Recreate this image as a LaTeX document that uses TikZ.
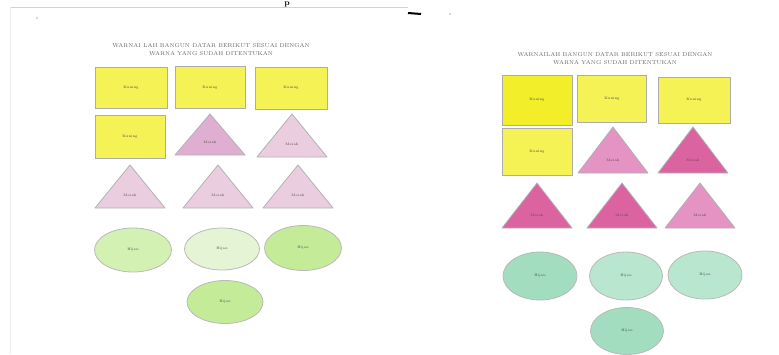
\documentclass[tikz,border=0pt]{standalone}
\usetikzlibrary{shapes.geometric}
\definecolor{kuning}{HTML}{F4F255}
\definecolor{kuningtua}{HTML}{F2EE2A}
\definecolor{merahmuda}{HTML}{EBCDE0}
\definecolor{merahsedang}{HTML}{DFAED0}
\definecolor{merahtua}{HTML}{DB64A0}
\definecolor{merahpink}{HTML}{E493C3}
\definecolor{hijaumuda}{HTML}{D3F1B2}
\definecolor{hijaupucat}{HTML}{E6F4D6}
\definecolor{hijaulime}{HTML}{C4EC98}
\definecolor{hijautosca}{HTML}{A2DDC0}
\definecolor{hijautoscamuda}{HTML}{B9E6CF}

\begin{document}
\begin{tikzpicture}[x=1pt, y=-1pt,
  kotak/.style={draw=gray!65, line width=0.6pt, inner sep=0pt, font=\fontsize{3.5}{4}\selectfont, text=black!70},
  elips/.style={ellipse, draw=gray!55, line width=0.8pt, inner sep=0pt, font=\fontsize{3.5}{4}\selectfont, text=black!70},
  segitiga/.style={draw=gray!60, line width=0.8pt, line join=round},
  tulisan/.style={font=\fontsize{3.5}{4}\selectfont, text=black!70},
  judul/.style={font=\fontsize{5.6}{8}\selectfont, align=center, text=black!60}]
  \useasboundingbox (0,0) rectangle (779,354);

  % Tepi halaman
  \draw[gray!35, line width=1pt] (10,7) -- (408,7);
  \draw[gray!15, line width=1pt] (10,7) -- (10,354);
  \draw[black, line width=2pt] (408,13) -- (421,14);
  \fill[gray!60] (37,18) circle (0.8pt);
  \fill[gray!60] (450,14) circle (0.8pt);
  \node[font=\fontsize{8}{8}\bfseries, anchor=north, inner sep=1pt] (huruf) at (287,1) {p};

  % Judul lembar kiri dan kanan
  \node[judul] (judulkiri) at (211,50) {WARNAI LAH BANGUN DATAR BERIKUT SESUAI DENGAN\\WARNA YANG SUDAH DITENTUKAN};
  \node[judul] (judulkanan) at (615,59) {WARNAILAH BANGUN DATAR BERIKUT SESUAI DENGAN\\WARNA YANG SUDAH DITENTUKAN};

  % Persegi panjang (kuning)
  \foreach \n/\x/\y/\w/\h/\c in {k1/131/87.5/72/41/kuning, k2/210/87.5/70/42/kuning,
      k3/291/88/72/42/kuning, k4/130/136.5/70/43/kuning,
      k5/537/100/70/50/kuningtua, k6/612/99/69/47/kuning,
      k7/694/100/72/46/kuning, k8/537/151.5/70/47/kuning}
    \node[kotak, minimum width=\w pt, minimum height=\h pt, fill=\c] (\n) at (\x,\y) {Kuning};

  % Segitiga (merah)
  \foreach \n/\x/\ya/\yb/\c in {m1/210/114/155/merahsedang, m2/292/114/157/merahmuda,
      m3/130/165/208/merahmuda, m4/218/165/208/merahmuda, m5/298/165/208/merahmuda,
      m6/613/127/173/merahpink, m7/693/127/173/merahtua,
      m8/537/183/228/merahtua, m9/622/183/228/merahtua, m10/700/183/228/merahpink} {
    \filldraw[segitiga, fill=\c] ({\x-35},\yb) -- (\x,\ya) -- ({\x+35},\yb) -- cycle;
    \node[tulisan] (\n) at (\x,{\yb-13}) {Merah};
  }

  % Elips (hijau)
  \foreach \n/\x/\y/\w/\h/\c in {h1/133/250/77/44/hijaumuda, h2/222/249/75/42/hijaupucat,
      h3/303/248/77/45/hijaulime, h4/225/302/76/43/hijaulime,
      h5/540/276/74/48/hijautosca, h6/626/276/73/48/hijautoscamuda,
      h7/705/275/74/48/hijautoscamuda, h8/627/331/73/47/hijautosca}
    \node[elips, minimum width=\w pt, minimum height=\h pt, fill=\c] (\n) at (\x,\y) {Hijau};
\end{tikzpicture}
\end{document}
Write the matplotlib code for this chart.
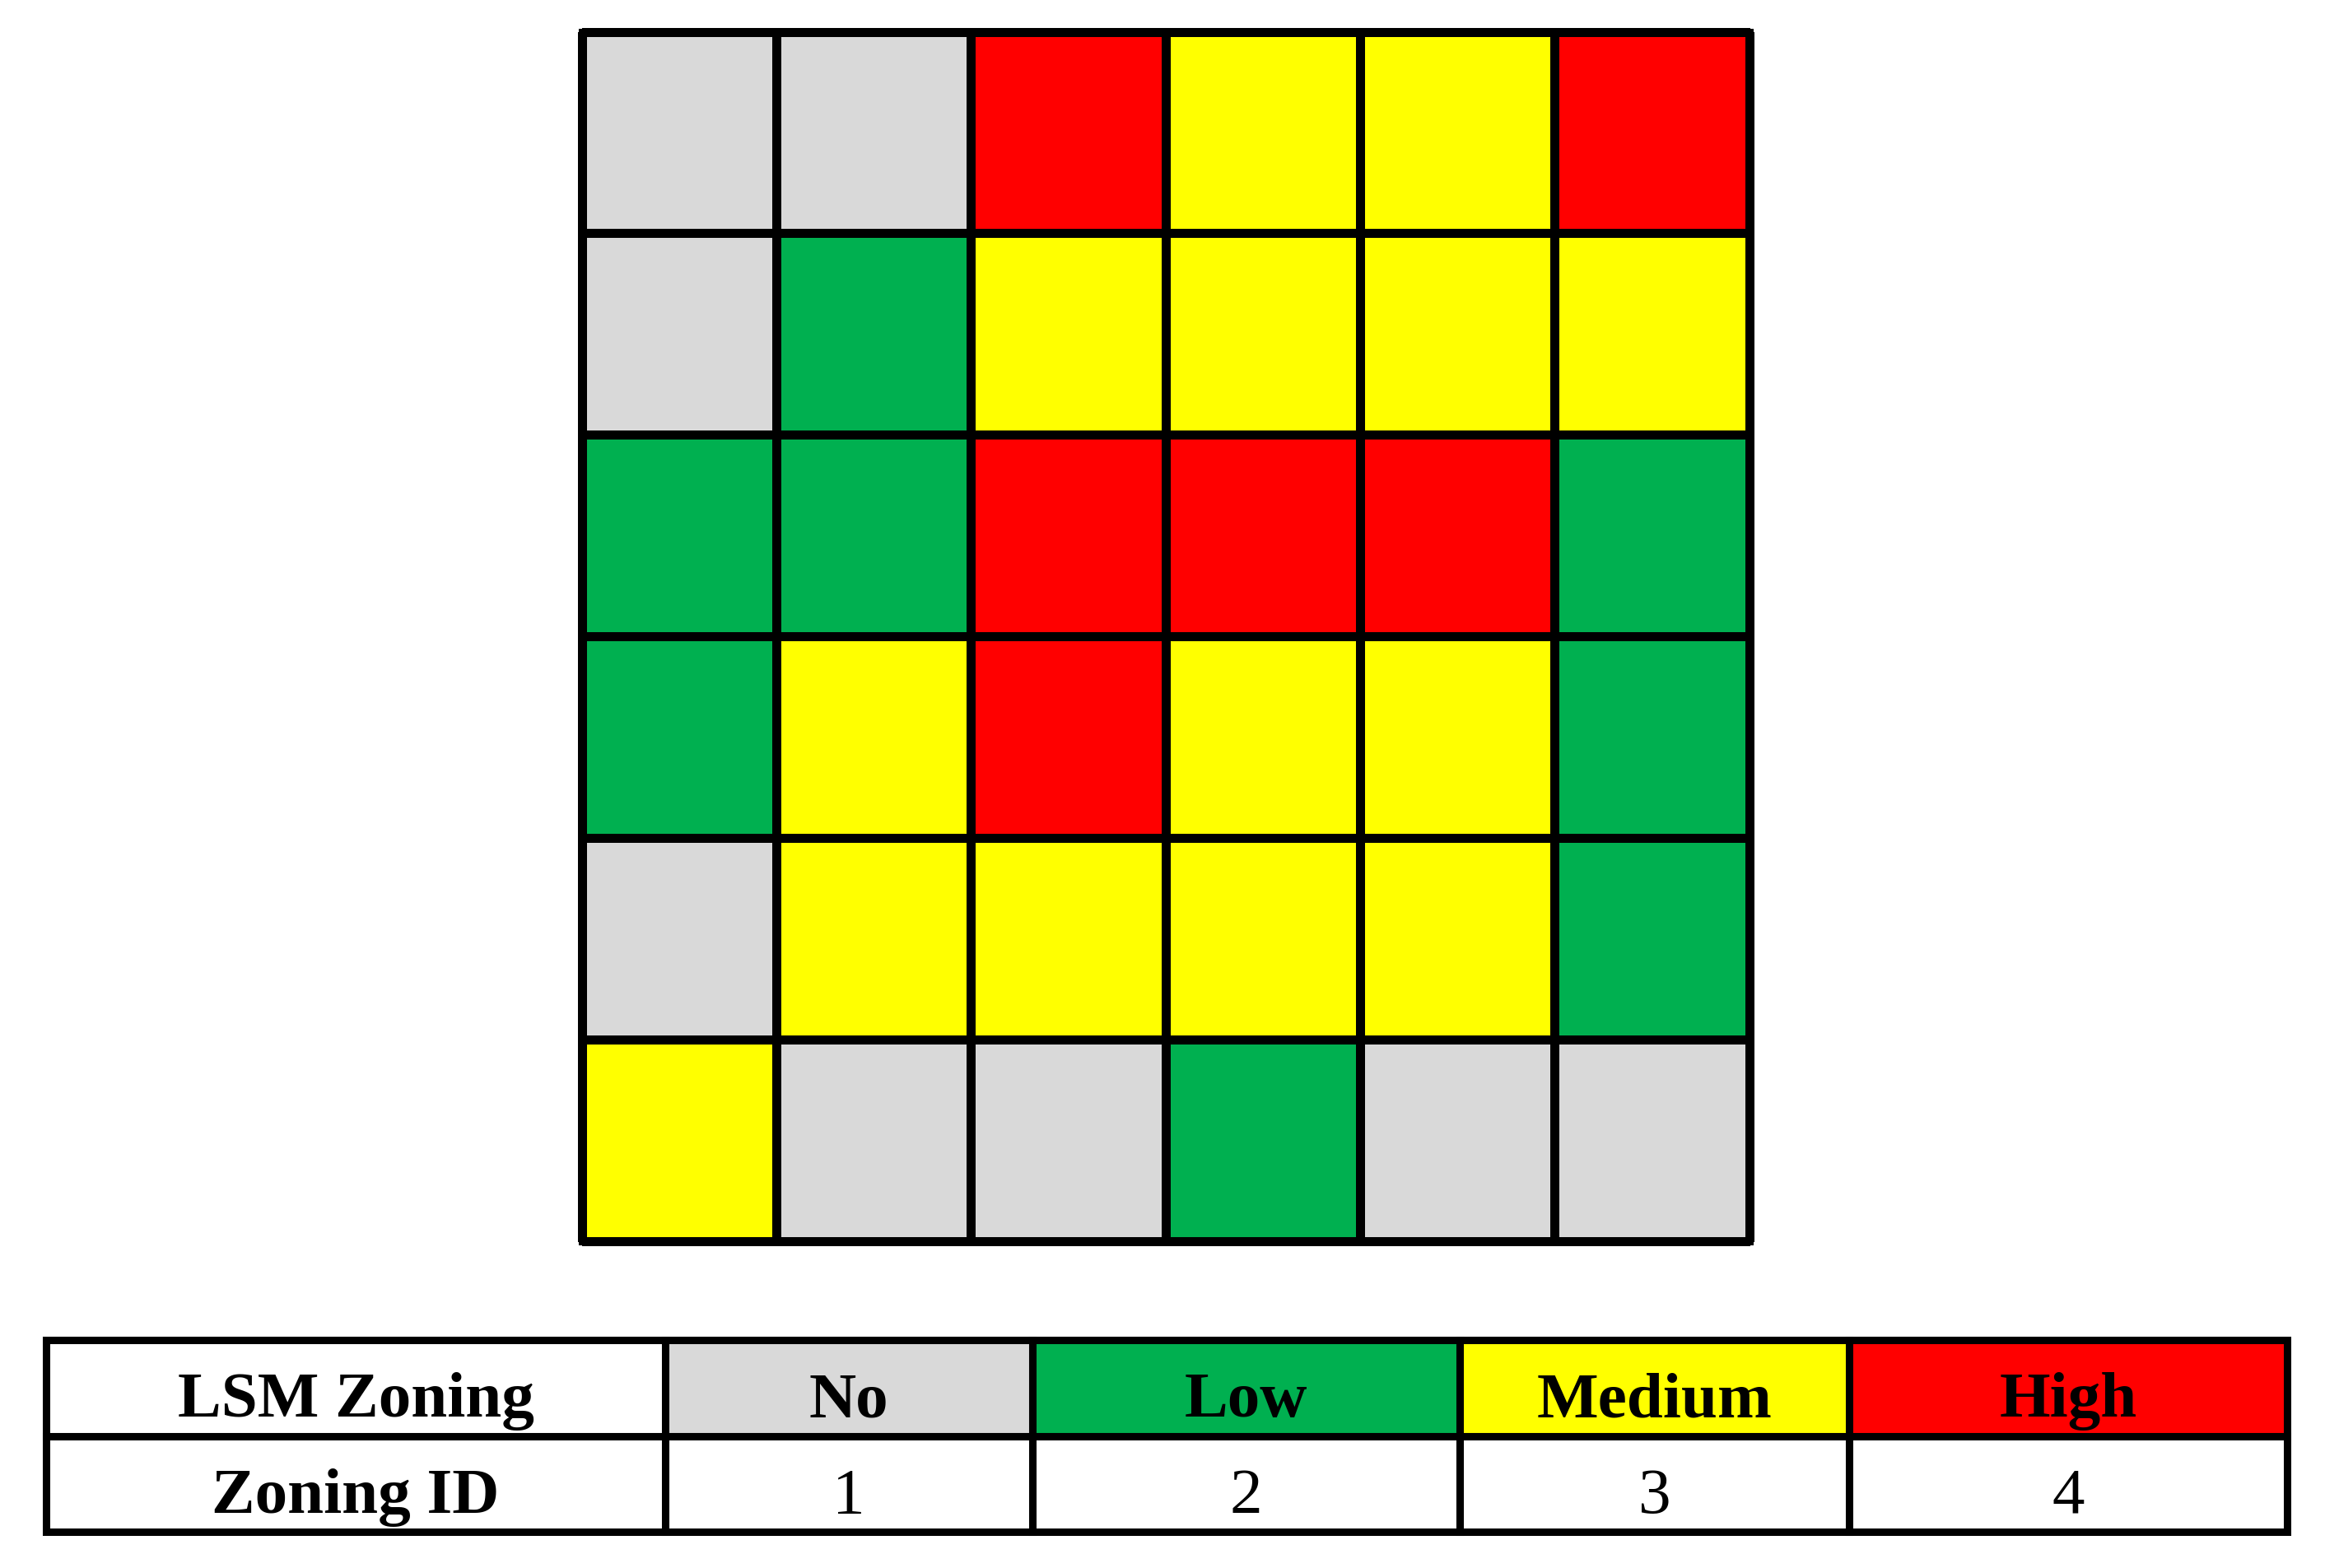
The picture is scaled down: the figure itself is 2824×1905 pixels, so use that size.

════

Look through the data and show every line containing "this".

RESPONSE:
Recreate this image as a LaTeX document that uses TikZ.
Write the matplotlib code for this chart.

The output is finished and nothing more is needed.